How should I handle these encounters?
Once Was Blind
It’s very funny. I knew what I was going to have to say to you before I looked at your chart and when it popped up on the screen, with Saturn (oppression) in the 9th house (religion) opposing your Sun (your creative self), your Mercury (your thoughts) and the rest of your stellium in Virgo, well it doesn’t get plainer than this. Or cuter. And neater petite-r for a Virgo like you.
See these advice questions have to apply to more than one person to make it on to this blog. And I was going to tell you that to evolve in the course of your lifetime… be it around religion or anything else, when you are challenged there is really only one thing to do. Stand firm. You must have integrity and I am a good example.
I started identifying myself as an astrologer (as a career) at my Saturn return. Needless to say, I was mocked without mercy. People who knew me before I identified myself this way shook their heads and the new people I met… well most of them took a step back, not forward.
However, I am an astrologer. I will die an astrologer so when my future inl aws told a man who loved me that they would disown him if he married that “astrologer crystal ball person”, I remained an astrologer and I think you can see I understand your circumstance.
And I think everyone needs to stand for what they believe but in your case this could not possibly be any clearer, with a 9th house Saturn. Your beliefs (9th house) must have integrity (Saturn). And here’s the deal with an opposition like yours… which utterly dominates your chart by the way.
When you have an opposition like this in your chart you wind up living one side and projecting the other.
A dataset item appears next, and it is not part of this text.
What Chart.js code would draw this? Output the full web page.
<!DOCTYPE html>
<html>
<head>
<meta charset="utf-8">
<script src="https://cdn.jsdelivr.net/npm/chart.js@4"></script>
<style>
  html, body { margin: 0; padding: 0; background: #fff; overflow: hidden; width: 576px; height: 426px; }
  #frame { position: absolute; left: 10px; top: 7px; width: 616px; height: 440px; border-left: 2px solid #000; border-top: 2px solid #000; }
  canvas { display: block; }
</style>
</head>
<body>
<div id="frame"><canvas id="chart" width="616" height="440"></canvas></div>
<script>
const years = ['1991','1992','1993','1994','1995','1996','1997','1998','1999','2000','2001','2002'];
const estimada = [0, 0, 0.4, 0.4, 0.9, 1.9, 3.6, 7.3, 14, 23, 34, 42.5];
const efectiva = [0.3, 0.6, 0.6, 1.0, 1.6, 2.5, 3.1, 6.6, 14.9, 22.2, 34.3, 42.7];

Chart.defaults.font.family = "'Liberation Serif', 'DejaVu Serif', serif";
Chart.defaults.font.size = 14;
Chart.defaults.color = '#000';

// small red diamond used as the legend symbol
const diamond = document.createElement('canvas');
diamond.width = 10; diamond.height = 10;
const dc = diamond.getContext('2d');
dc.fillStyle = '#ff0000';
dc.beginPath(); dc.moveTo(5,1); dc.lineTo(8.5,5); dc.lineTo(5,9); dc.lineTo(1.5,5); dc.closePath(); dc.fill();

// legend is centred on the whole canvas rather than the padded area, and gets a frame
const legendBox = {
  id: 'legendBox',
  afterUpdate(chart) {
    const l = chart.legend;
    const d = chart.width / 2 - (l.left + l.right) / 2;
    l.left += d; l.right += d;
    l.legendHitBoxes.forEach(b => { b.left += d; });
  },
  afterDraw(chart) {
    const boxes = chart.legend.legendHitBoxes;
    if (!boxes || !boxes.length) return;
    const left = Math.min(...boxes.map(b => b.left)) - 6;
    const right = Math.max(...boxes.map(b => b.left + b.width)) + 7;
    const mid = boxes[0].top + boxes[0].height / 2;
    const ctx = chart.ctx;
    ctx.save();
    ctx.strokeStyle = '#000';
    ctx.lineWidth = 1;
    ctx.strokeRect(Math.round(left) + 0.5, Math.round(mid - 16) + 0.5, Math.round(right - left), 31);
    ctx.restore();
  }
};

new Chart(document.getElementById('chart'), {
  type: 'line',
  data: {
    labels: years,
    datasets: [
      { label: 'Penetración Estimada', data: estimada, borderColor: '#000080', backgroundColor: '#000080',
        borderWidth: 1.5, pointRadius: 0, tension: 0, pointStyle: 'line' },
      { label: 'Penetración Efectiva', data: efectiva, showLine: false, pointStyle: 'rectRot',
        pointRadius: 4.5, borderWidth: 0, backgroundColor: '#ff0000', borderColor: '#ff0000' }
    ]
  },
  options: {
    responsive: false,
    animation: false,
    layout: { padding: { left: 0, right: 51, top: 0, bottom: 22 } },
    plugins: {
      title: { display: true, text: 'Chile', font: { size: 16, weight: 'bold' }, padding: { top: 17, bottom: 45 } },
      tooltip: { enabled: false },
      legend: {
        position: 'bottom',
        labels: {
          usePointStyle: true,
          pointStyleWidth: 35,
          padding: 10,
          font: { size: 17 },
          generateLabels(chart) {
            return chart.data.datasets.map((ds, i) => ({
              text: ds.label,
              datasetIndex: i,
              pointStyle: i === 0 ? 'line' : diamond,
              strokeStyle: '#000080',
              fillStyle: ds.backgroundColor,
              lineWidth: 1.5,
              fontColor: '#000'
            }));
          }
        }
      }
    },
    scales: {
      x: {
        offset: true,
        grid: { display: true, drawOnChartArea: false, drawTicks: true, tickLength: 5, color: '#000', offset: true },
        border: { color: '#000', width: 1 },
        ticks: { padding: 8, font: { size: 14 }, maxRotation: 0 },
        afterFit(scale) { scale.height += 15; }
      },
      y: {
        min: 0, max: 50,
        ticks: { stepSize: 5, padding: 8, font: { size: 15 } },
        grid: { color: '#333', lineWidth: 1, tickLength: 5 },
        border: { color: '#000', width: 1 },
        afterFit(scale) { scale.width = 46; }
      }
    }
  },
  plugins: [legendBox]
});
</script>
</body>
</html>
So for awhile there, you were the Saturn in the 9th figure. You were the religious (9th house) authority (Saturn). But now you’re on the other end, being a critical thinking Virgo!! And what you have to do is own both sides.
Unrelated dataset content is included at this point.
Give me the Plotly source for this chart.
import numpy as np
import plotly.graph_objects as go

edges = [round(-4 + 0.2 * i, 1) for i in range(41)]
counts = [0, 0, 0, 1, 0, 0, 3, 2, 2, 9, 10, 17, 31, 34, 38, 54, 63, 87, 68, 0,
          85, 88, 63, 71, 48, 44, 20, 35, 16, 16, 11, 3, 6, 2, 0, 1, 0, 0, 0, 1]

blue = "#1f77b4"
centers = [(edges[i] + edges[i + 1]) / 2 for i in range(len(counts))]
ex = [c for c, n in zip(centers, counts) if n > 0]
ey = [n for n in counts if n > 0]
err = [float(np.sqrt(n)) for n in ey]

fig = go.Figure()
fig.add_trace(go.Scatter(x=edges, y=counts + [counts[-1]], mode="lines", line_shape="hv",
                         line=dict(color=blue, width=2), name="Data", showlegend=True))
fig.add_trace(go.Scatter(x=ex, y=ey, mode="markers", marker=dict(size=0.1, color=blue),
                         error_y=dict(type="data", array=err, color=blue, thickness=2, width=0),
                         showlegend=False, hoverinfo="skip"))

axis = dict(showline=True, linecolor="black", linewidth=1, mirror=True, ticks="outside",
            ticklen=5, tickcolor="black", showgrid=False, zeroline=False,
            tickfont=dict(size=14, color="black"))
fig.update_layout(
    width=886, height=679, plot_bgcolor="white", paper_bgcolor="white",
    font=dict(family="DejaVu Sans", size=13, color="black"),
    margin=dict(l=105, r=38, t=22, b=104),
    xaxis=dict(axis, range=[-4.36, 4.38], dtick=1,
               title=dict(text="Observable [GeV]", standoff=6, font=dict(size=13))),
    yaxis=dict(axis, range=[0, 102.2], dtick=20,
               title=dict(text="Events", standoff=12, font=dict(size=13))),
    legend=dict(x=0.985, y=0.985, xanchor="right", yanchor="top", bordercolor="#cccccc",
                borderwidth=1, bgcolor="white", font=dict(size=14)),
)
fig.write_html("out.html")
Now I want to tell you, you are a preacher whether you like it or not. And if you go up there and read your post, you can see this is in your writing. There is a cadence of someone preaching. So really, you have not escaped your destiny, have you? You are still going to teach about religion or belief systems, it’s just that you beliefs have morphed!
So when these people come down on you… don’t let that stand. Don’t be the little Virgo maiden crushed by authority (the projected 9th house Saturn). Instead, get on you own box there and preach right back!! Because you have authority when it comes to religion / belief systems. But as long as you try to divorce yourself from this and ignore what is essentially your job on this planet… well you are going to continue to meet the oppressor outside yourself, and why is that?
It’s to force you to define (Saturn) your beliefs (9th house)… to one and all. And I can tell you from personal experience that when you do this eventually the opposition fades and support forms. There isn’t a person in the world who would dare try to tell me I shouldn’t be an astrologer now. What would it get them? A quizzical look?